#### Written instruction:
Every line from the first one to the line containing "plt.rcParams['font.family'] = ['Lato', 'DejaVu" should be echoed exactly; leave out the rest.

>> start Material provided

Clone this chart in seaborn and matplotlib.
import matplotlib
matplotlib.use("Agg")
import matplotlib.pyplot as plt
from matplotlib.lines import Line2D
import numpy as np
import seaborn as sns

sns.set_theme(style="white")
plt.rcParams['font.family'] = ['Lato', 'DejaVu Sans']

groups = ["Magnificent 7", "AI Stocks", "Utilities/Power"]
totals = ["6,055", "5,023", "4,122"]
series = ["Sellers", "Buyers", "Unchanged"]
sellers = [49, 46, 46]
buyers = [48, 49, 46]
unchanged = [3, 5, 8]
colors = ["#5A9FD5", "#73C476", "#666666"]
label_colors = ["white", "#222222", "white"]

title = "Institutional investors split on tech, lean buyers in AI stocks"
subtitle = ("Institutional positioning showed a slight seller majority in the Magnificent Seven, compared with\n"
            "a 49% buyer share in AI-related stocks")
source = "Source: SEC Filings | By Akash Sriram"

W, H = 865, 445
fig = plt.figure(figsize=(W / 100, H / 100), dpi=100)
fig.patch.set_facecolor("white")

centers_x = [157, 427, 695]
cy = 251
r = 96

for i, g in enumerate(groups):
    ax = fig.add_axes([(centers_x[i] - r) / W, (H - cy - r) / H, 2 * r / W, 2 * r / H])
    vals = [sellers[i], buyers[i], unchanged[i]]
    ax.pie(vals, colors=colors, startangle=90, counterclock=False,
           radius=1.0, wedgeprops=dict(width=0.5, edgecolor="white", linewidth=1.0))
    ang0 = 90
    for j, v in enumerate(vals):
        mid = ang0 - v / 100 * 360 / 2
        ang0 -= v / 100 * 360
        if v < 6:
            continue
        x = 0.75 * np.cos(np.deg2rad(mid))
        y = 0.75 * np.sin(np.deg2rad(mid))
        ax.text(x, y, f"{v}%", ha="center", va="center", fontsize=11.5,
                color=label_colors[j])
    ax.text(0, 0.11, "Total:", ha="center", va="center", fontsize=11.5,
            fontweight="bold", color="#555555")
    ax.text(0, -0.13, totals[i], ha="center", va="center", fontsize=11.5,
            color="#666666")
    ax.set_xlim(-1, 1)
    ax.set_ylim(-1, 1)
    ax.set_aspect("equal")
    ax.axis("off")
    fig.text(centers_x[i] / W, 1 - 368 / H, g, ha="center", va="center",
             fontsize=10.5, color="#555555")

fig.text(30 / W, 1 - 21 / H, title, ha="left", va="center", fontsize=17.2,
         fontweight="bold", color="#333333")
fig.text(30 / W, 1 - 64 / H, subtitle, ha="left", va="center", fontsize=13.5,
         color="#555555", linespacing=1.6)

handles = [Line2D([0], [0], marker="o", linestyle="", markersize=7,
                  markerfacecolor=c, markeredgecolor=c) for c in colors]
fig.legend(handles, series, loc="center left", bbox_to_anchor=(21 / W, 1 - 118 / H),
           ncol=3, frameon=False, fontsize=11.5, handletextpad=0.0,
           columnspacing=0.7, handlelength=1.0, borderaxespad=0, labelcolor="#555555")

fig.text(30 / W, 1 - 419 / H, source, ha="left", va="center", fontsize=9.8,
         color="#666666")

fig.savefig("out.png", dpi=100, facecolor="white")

>> end Material provided

#### Exercise answer:
Clone this chart in seaborn and matplotlib.
import matplotlib
matplotlib.use("Agg")
import matplotlib.pyplot as plt
from matplotlib.lines import Line2D
import numpy as np
import seaborn as sns

sns.set_theme(style="white")
plt.rcParams['font.family'] = ['Lato', 'DejaVu Sans']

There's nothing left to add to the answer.